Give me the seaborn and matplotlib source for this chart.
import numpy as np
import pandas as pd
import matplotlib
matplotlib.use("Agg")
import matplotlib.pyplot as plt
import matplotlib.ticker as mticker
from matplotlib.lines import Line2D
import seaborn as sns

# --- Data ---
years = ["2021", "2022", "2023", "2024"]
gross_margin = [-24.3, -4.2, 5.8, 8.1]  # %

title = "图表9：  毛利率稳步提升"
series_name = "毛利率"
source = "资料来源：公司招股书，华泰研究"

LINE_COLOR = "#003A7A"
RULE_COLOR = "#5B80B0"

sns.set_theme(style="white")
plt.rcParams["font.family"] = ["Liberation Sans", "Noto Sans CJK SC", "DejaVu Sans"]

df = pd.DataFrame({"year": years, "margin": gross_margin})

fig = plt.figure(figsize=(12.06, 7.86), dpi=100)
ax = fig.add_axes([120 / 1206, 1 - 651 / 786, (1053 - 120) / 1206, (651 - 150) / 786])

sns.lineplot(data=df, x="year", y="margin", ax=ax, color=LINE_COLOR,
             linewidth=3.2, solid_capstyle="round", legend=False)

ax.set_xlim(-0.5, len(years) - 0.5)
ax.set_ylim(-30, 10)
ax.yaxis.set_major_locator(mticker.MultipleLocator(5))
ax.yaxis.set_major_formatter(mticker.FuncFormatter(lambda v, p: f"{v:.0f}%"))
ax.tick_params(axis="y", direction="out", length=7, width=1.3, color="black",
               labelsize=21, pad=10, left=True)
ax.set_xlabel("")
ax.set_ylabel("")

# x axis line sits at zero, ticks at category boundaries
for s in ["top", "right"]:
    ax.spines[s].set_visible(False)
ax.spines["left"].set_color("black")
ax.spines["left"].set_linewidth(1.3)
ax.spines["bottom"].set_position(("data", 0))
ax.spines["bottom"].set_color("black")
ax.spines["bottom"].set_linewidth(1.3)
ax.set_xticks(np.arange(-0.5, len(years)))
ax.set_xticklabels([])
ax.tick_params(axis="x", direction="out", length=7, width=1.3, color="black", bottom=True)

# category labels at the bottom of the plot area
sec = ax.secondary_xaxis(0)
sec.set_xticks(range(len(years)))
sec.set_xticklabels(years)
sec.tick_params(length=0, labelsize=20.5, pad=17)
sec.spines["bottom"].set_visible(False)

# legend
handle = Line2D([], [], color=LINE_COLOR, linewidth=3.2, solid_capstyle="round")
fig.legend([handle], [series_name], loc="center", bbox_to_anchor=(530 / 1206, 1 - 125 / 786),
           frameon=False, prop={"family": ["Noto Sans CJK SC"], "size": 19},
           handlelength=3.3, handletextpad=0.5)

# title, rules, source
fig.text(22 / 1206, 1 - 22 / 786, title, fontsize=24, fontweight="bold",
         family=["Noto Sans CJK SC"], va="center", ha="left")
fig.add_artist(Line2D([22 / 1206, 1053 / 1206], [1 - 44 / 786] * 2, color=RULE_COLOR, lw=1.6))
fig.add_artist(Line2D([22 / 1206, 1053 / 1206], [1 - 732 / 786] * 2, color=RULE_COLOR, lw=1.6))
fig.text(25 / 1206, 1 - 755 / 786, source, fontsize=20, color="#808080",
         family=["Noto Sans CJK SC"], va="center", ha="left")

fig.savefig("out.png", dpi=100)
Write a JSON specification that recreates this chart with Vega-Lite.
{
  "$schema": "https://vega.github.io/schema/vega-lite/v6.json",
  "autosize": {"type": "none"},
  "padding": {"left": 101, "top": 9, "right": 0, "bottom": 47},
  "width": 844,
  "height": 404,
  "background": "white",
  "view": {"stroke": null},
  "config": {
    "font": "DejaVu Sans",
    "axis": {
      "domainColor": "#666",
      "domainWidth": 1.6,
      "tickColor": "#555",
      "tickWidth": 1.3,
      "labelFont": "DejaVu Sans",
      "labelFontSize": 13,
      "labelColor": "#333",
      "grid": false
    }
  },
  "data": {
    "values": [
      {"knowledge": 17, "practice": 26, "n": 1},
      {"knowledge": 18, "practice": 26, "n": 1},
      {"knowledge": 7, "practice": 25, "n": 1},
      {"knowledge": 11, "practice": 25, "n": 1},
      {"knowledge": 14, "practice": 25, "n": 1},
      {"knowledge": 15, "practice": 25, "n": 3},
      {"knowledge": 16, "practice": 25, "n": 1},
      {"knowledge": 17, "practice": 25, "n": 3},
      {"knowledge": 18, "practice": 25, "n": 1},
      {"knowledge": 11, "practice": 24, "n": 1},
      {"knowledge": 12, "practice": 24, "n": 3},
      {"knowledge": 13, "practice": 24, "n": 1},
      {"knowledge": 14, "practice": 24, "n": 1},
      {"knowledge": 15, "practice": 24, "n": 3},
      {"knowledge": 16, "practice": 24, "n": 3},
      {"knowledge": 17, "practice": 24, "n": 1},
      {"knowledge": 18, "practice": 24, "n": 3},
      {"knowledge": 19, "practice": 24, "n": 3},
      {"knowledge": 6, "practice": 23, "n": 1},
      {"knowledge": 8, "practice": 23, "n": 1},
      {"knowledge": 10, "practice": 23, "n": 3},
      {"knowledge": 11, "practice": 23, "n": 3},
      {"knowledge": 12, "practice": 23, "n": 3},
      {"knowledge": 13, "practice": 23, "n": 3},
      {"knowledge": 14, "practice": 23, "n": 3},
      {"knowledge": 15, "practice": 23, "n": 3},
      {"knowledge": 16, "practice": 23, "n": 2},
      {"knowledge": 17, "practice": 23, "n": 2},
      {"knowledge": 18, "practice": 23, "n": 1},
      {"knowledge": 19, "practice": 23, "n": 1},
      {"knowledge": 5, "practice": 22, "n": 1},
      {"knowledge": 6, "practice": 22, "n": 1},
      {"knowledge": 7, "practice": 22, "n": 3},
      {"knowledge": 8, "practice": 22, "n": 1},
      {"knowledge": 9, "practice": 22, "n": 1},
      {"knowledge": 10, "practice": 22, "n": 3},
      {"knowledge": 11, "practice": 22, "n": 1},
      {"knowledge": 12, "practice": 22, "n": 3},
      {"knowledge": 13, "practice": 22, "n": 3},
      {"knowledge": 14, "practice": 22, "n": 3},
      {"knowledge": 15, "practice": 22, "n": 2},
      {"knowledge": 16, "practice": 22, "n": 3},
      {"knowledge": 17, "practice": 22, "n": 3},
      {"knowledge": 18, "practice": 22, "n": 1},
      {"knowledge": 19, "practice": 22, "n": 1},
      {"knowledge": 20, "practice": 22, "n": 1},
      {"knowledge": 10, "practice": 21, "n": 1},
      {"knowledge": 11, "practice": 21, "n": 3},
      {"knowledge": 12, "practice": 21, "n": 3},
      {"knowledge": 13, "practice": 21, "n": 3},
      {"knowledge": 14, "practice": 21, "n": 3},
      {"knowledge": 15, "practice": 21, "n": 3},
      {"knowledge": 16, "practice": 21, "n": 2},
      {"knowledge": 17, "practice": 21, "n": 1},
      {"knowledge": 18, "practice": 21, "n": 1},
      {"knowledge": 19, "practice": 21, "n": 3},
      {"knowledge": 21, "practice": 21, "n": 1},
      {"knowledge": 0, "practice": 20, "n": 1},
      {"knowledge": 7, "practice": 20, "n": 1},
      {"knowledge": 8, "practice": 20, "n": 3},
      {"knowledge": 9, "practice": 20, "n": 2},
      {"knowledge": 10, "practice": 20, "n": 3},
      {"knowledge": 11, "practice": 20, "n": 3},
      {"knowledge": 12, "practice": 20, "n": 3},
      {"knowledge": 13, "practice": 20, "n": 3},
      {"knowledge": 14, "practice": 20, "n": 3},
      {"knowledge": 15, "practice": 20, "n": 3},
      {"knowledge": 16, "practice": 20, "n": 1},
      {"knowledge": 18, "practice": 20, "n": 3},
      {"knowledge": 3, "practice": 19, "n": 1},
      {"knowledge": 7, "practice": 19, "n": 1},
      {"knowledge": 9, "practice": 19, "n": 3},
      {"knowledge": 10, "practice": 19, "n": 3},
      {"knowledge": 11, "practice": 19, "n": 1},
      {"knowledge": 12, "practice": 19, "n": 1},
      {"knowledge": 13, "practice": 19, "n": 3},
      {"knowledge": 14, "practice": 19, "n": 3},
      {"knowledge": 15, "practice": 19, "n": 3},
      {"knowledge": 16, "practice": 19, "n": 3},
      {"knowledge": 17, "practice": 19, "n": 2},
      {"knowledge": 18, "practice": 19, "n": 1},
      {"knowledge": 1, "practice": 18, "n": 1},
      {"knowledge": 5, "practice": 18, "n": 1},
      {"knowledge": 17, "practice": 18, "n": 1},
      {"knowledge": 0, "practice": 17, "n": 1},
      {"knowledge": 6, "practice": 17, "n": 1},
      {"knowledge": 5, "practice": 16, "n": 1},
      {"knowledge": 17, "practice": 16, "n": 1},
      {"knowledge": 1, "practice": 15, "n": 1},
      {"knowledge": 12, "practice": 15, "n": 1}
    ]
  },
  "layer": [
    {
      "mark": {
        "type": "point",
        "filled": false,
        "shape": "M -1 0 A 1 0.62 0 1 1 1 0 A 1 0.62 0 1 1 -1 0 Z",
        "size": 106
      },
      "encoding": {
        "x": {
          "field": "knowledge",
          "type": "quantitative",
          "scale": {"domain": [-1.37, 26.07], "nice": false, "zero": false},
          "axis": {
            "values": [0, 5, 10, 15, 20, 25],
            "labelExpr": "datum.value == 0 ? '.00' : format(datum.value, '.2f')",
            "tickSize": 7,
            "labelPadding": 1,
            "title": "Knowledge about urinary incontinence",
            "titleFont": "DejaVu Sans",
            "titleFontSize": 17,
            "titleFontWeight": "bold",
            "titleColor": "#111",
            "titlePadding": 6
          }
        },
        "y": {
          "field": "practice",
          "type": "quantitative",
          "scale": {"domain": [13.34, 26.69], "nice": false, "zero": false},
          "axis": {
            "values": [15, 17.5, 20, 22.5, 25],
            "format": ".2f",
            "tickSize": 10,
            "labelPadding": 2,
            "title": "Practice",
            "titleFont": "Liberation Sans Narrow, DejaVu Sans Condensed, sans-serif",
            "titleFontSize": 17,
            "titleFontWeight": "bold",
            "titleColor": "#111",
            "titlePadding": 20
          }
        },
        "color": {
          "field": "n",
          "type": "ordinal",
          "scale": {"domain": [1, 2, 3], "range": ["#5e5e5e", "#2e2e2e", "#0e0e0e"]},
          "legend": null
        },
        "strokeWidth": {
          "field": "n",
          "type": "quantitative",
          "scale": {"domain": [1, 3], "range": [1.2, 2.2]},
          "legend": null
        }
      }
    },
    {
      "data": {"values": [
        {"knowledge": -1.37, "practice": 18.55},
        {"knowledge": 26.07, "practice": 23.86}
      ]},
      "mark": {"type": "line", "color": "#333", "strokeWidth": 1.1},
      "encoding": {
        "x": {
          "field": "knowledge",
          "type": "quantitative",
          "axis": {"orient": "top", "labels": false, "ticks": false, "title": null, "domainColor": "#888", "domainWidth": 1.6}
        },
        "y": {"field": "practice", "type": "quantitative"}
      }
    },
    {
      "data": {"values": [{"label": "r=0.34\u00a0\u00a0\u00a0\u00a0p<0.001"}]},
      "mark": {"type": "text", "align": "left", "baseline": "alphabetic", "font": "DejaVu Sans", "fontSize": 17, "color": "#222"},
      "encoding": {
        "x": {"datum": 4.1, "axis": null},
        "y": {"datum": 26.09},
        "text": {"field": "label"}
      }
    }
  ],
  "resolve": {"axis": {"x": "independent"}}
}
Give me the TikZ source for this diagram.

◆ **Required task**:
Copy every line of the records above, starting with the first, up to and including the line containing "import seaborn as sns".

◆ **Solution to this exercise**:
Give me the seaborn and matplotlib source for this chart.
import numpy as np
import pandas as pd
import matplotlib
matplotlib.use("Agg")
import matplotlib.pyplot as plt
import matplotlib.ticker as mticker
from matplotlib.lines import Line2D
import seaborn as sns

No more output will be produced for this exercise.